Friday, August 6, 2010

Sweet Melissa.....

Beloved YOU!





How are you?? I am humbled that YOU have taken an interest in my writing...





Currently, I have extreme writer's block... I thought that I would HONOR the BLOCK and NOT write.. Yet, I know now , that even if I have NO clue what to write about .. I am going to write anyway, maybe something DEEPER will come up from my heart that has been sitting inside me unexpressed on the Language Layaway shelf.. who knows?

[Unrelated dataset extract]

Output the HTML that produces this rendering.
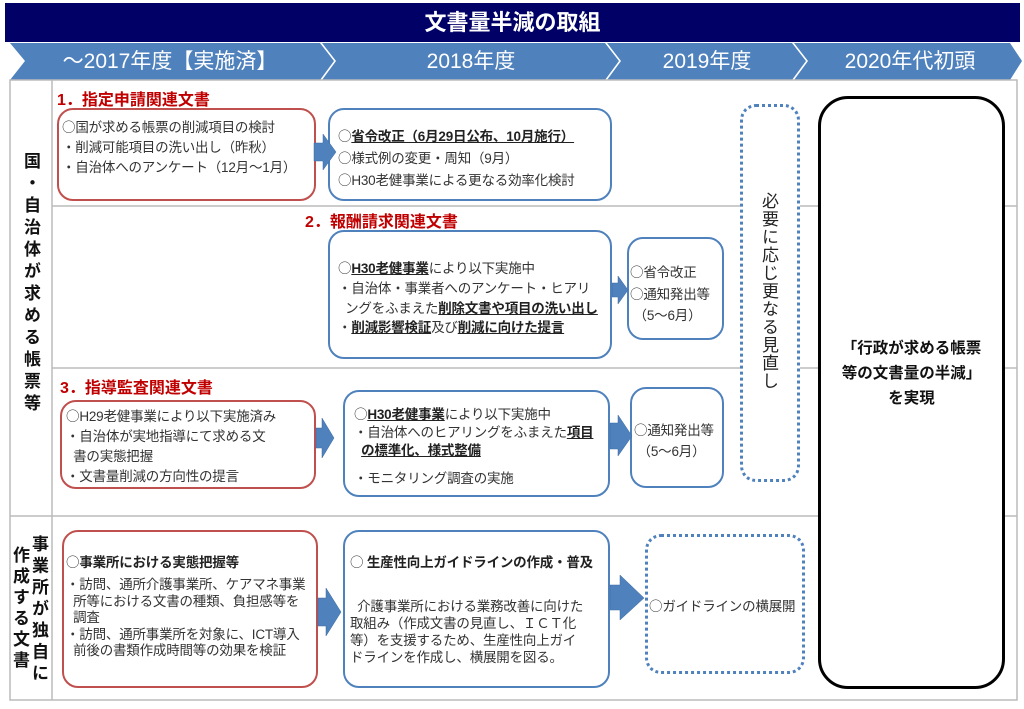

I DO KNOW THIS MUCH..... I REALLY DO enjoy writing in hopes someone else OUT THERE, yes, YOU, finds it..... I hope what you find behind my words is the sense your sitting down with a cup of __________________ (insert your favorite beverage) and having a heart to heart with a dear friend, the authentic friend who FEELS you while sharing myself and that I am someone who understands you IN THIS VERY MOMENT, supporting YOU in where you are with yourself in this very chapter of your life.





Hmmm, what is new with me? A LOT... I am in the midst of a very VERY big crossroads with myself... I like people to share with me , so I guess I better share the heart of me and the heart of my life with you and then maybe you will feel it is comfortable to talk back...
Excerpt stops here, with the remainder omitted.